* [GOAL OF THE EXERCISE]
Please output every line of the material as it stands, without the pictures.

%%

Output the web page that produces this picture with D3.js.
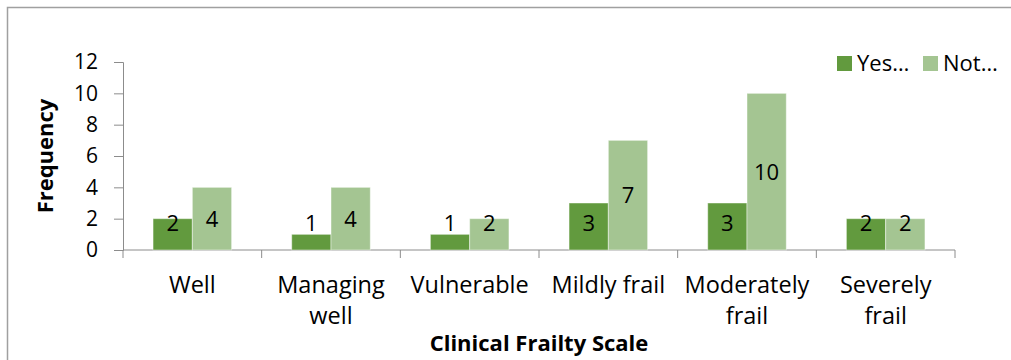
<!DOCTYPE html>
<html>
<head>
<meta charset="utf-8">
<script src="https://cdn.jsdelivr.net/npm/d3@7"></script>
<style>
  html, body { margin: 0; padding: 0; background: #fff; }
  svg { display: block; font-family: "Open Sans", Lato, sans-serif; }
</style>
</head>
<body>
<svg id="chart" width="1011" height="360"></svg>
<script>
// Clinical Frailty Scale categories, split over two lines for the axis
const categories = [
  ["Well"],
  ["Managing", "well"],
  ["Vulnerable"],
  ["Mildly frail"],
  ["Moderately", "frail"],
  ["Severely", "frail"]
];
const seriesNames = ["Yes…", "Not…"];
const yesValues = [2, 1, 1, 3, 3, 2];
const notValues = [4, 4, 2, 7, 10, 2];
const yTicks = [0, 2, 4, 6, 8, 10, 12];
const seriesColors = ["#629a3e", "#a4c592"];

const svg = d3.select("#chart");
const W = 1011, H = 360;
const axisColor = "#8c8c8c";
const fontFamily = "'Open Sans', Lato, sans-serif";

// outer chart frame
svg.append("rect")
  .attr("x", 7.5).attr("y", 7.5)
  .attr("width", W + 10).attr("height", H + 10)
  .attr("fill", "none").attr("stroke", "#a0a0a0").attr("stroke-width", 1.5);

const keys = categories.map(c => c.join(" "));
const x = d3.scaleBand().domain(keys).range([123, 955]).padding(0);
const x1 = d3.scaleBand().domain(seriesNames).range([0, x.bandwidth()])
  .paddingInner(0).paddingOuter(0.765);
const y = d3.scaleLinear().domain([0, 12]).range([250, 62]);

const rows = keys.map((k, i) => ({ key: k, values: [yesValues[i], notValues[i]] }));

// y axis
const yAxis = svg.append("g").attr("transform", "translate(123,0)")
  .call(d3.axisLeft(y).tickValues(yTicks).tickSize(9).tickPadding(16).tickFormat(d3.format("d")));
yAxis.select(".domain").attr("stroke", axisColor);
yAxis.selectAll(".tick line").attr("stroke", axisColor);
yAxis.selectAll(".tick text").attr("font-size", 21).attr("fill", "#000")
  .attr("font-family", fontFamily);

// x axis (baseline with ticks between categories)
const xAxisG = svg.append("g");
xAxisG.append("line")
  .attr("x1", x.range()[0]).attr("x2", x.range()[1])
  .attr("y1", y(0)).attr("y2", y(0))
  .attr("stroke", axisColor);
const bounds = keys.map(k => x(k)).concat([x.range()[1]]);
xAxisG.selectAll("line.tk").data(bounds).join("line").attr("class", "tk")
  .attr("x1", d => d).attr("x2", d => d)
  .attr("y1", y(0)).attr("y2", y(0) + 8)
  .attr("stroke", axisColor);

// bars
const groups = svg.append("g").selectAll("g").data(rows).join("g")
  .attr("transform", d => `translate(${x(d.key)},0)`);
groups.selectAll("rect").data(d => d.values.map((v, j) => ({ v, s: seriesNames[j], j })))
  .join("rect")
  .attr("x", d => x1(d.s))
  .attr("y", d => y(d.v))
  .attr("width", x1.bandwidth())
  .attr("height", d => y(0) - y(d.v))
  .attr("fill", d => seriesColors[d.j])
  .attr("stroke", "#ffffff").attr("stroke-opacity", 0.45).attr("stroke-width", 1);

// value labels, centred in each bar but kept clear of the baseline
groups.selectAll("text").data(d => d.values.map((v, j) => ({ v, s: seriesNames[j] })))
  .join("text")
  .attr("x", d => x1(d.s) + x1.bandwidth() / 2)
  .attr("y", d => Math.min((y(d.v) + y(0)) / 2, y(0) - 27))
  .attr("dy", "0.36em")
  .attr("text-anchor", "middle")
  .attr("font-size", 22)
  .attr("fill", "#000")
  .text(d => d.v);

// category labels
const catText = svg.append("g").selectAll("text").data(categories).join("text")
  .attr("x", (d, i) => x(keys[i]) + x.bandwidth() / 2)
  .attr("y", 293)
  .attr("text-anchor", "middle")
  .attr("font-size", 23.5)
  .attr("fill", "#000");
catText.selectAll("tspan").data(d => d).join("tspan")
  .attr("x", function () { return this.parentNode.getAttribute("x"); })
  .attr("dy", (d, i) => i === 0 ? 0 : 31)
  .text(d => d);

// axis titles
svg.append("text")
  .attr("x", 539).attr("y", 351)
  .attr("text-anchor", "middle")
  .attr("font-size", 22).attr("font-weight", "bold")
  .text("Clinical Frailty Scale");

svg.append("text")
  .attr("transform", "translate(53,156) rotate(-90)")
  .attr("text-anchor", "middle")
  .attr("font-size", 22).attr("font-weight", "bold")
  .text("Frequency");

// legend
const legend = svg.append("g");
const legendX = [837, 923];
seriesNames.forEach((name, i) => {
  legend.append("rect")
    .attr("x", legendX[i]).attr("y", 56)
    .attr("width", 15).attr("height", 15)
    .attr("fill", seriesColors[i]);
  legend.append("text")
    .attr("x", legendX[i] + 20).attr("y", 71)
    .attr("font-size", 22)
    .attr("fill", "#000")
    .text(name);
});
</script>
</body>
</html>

%%

* [CORRECT RESULT]
Output the web page that produces this picture with D3.js.
<!DOCTYPE html>
<html>
<head>
<meta charset="utf-8">
<script src="https://cdn.jsdelivr.net/npm/d3@7"></script>
<style>
  html, body { margin: 0; padding: 0; background: #fff; }
  svg { display: block; font-family: "Open Sans", Lato, sans-serif; }
</style>
</head>
<body>
<svg id="chart" width="1011" height="360"></svg>
<script>
// Clinical Frailty Scale categories, split over two lines for the axis
const categories = [
  ["Well"],
  ["Managing", "well"],
  ["Vulnerable"],
  ["Mildly frail"],
  ["Moderately", "frail"],
  ["Severely", "frail"]
];
const seriesNames = ["Yes…", "Not…"];
const yesValues = [2, 1, 1, 3, 3, 2];
const notValues = [4, 4, 2, 7, 10, 2];
const yTicks = [0, 2, 4, 6, 8, 10, 12];
const seriesColors = ["#629a3e", "#a4c592"];

const svg = d3.select("#chart");
const W = 1011, H = 360;
const axisColor = "#8c8c8c";
const fontFamily = "'Open Sans', Lato, sans-serif";

// outer chart frame
svg.append("rect")
  .attr("x", 7.5).attr("y", 7.5)
  .attr("width", W + 10).attr("height", H + 10)
  .attr("fill", "none").attr("stroke", "#a0a0a0").attr("stroke-width", 1.5);

const keys = categories.map(c => c.join(" "));
const x = d3.scaleBand().domain(keys).range([123, 955]).padding(0);
const x1 = d3.scaleBand().domain(seriesNames).range([0, x.bandwidth()])
  .paddingInner(0).paddingOuter(0.765);
const y = d3.scaleLinear().domain([0, 12]).range([250, 62]);

const rows = keys.map((k, i) => ({ key: k, values: [yesValues[i], notValues[i]] }));

// y axis
const yAxis = svg.append("g").attr("transform", "translate(123,0)")
  .call(d3.axisLeft(y).tickValues(yTicks).tickSize(9).tickPadding(16).tickFormat(d3.format("d")));
yAxis.select(".domain").attr("stroke", axisColor);
yAxis.selectAll(".tick line").attr("stroke", axisColor);
yAxis.selectAll(".tick text").attr("font-size", 21).attr("fill", "#000")
  .attr("font-family", fontFamily);

// x axis (baseline with ticks between categories)
const xAxisG = svg.append("g");
xAxisG.append("line")
  .attr("x1", x.range()[0]).attr("x2", x.range()[1])
  .attr("y1", y(0)).attr("y2", y(0))
  .attr("stroke", axisColor);
const bounds = keys.map(k => x(k)).concat([x.range()[1]]);
xAxisG.selectAll("line.tk").data(bounds).join("line").attr("class", "tk")
  .attr("x1", d => d).attr("x2", d => d)
  .attr("y1", y(0)).attr("y2", y(0) + 8)
  .attr("stroke", axisColor);

// bars
const groups = svg.append("g").selectAll("g").data(rows).join("g")
  .attr("transform", d => `translate(${x(d.key)},0)`);
groups.selectAll("rect").data(d => d.values.map((v, j) => ({ v, s: seriesNames[j], j })))
  .join("rect")
  .attr("x", d => x1(d.s))
  .attr("y", d => y(d.v))
  .attr("width", x1.bandwidth())
  .attr("height", d => y(0) - y(d.v))
  .attr("fill", d => seriesColors[d.j])
  .attr("stroke", "#ffffff").attr("stroke-opacity", 0.45).attr("stroke-width", 1);

// value labels, centred in each bar but kept clear of the baseline
groups.selectAll("text").data(d => d.values.map((v, j) => ({ v, s: seriesNames[j] })))
  .join("text")
  .attr("x", d => x1(d.s) + x1.bandwidth() / 2)
  .attr("y", d => Math.min((y(d.v) + y(0)) / 2, y(0) - 27))
  .attr("dy", "0.36em")
  .attr("text-anchor", "middle")
  .attr("font-size", 22)
  .attr("fill", "#000")
  .text(d => d.v);

// category labels
const catText = svg.append("g").selectAll("text").data(categories).join("text")
  .attr("x", (d, i) => x(keys[i]) + x.bandwidth() / 2)
  .attr("y", 293)
  .attr("text-anchor", "middle")
  .attr("font-size", 23.5)
  .attr("fill", "#000");
catText.selectAll("tspan").data(d => d).join("tspan")
  .attr("x", function () { return this.parentNode.getAttribute("x"); })
  .attr("dy", (d, i) => i === 0 ? 0 : 31)
  .text(d => d);

// axis titles
svg.append("text")
  .attr("x", 539).attr("y", 351)
  .attr("text-anchor", "middle")
  .attr("font-size", 22).attr("font-weight", "bold")
  .text("Clinical Frailty Scale");

svg.append("text")
  .attr("transform", "translate(53,156) rotate(-90)")
  .attr("text-anchor", "middle")
  .attr("font-size", 22).attr("font-weight", "bold")
  .text("Frequency");

// legend
const legend = svg.append("g");
const legendX = [837, 923];
seriesNames.forEach((name, i) => {
  legend.append("rect")
    .attr("x", legendX[i]).attr("y", 56)
    .attr("width", 15).attr("height", 15)
    .attr("fill", seriesColors[i]);
  legend.append("text")
    .attr("x", legendX[i] + 20).attr("y", 71)
    .attr("font-size", 22)
    .attr("fill", "#000")
    .text(name);
});
</script>
</body>
</html>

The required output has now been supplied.